- Directions for this task -
In the material below, please retype the lines from the very first through the one with "50, 55, 60]", exactly and without pictures.

- Data excerpt -

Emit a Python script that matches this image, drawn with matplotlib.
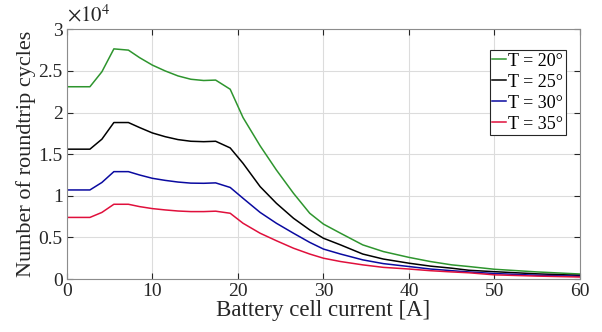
import numpy as np
import matplotlib
matplotlib.use("Agg")
import matplotlib.pyplot as plt

plt.rcParams['font.family'] = ['Liberation Serif', 'DejaVu Serif']
plt.rcParams['mathtext.fontset'] = 'stix'

# battery cell current [A]
current = [0, 2.7, 4.1, 5.5, 7.2, 8.5, 10, 11.5, 13, 14.5, 16, 17.4, 19.1, 20.6,
           22.6, 24.5, 26.5, 28.4, 30, 32, 34.6, 37, 40, 42.5, 45, 47, 50, 55, 60]

# roundtrip cycles, in units of 1e4
cycles_20 = [2.31, 2.31, 2.49, 2.765, 2.75, 2.66, 2.57, 2.50, 2.44, 2.40, 2.385, 2.39, 2.28, 1.94,
             1.60, 1.31, 1.03, 0.79, 0.66, 0.55, 0.41, 0.33, 0.26, 0.21, 0.17, 0.15, 0.117, 0.085, 0.06]
cycles_25 = [1.56, 1.56, 1.68, 1.88, 1.88, 1.82, 1.755, 1.71, 1.675, 1.655, 1.65, 1.655, 1.575, 1.39,
             1.11, 0.91, 0.73, 0.59, 0.49, 0.41, 0.30, 0.24, 0.19, 0.155, 0.13, 0.105, 0.088, 0.062, 0.044]
cycles_30 = [1.07, 1.07, 1.16, 1.29, 1.29, 1.25, 1.21, 1.185, 1.165, 1.152, 1.15, 1.155, 1.10, 0.97,
             0.80, 0.67, 0.55, 0.44, 0.36, 0.30, 0.23, 0.185, 0.15, 0.12, 0.10, 0.085, 0.066, 0.045, 0.032]
cycles_35 = [0.74, 0.74, 0.80, 0.898, 0.898, 0.87, 0.846, 0.83, 0.817, 0.81, 0.81, 0.815, 0.79, 0.67,
             0.55, 0.46, 0.37, 0.30, 0.25, 0.21, 0.17, 0.14, 0.12, 0.10, 0.085, 0.075, 0.05, 0.035, 0.024]

labels = ['T = 20°', 'T = 25°', 'T = 30°', 'T = 35°']
colors = ['#2e952e', '#000000', '#0a0aa0', '#e0103c']

fig = plt.figure(figsize=(6.02, 3.32), dpi=100)
ax = fig.add_axes([0.111, 0.1596, 0.8525, 0.7521])

for y, lab, c in zip([cycles_20, cycles_25, cycles_30, cycles_35], labels, colors):
    ax.plot(current, y, color=c, lw=1.1, label=lab)

ax.set_xlim(0, 60)
ax.set_ylim(0, 3)
ax.set_xticks(np.arange(0, 61, 10))
ax.set_yticks(np.arange(0, 3.01, 0.5))
ax.set_yticklabels(['0', '0.5', '1', '1.5', '2', '2.5', '3'])
ax.grid(True, color='#dcdcdc', lw=0.8)
ax.set_axisbelow(True)
for s in ax.spines.values():
    s.set_color('#8c8c8c')
    s.set_linewidth(0.8)
ax.tick_params(direction='in', top=True, right=True, length=4, width=0.8,
               color='#262626', labelsize=14, labelcolor='#262626', pad=3)

ax.set_xlabel('Battery cell current [A]', fontsize=16.5, color='#262626', labelpad=0)
ax.set_ylabel('Number of roundtrip cycles', fontsize=16, color='#262626', labelpad=2)
ax.text(0.0, 1.012, r'$\times10^{4}$', transform=ax.transAxes, fontsize=15,
        color='#262626', ha='left', va='bottom')

leg = ax.legend(loc='upper right', bbox_to_anchor=(0.973, 0.917), borderaxespad=0,
                fontsize=13, handlelength=0.75, handletextpad=0.15, borderpad=0.15,
                labelspacing=0.22, fancybox=False, framealpha=1)
leg.get_frame().set_edgecolor('#262626')
leg.get_frame().set_linewidth(0.8)

fig.savefig('out.png', dpi=100)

- Solution to the problem -
Emit a Python script that matches this image, drawn with matplotlib.
import numpy as np
import matplotlib
matplotlib.use("Agg")
import matplotlib.pyplot as plt

plt.rcParams['font.family'] = ['Liberation Serif', 'DejaVu Serif']
plt.rcParams['mathtext.fontset'] = 'stix'

# battery cell current [A]
current = [0, 2.7, 4.1, 5.5, 7.2, 8.5, 10, 11.5, 13, 14.5, 16, 17.4, 19.1, 20.6,
           22.6, 24.5, 26.5, 28.4, 30, 32, 34.6, 37, 40, 42.5, 45, 47, 50, 55, 60]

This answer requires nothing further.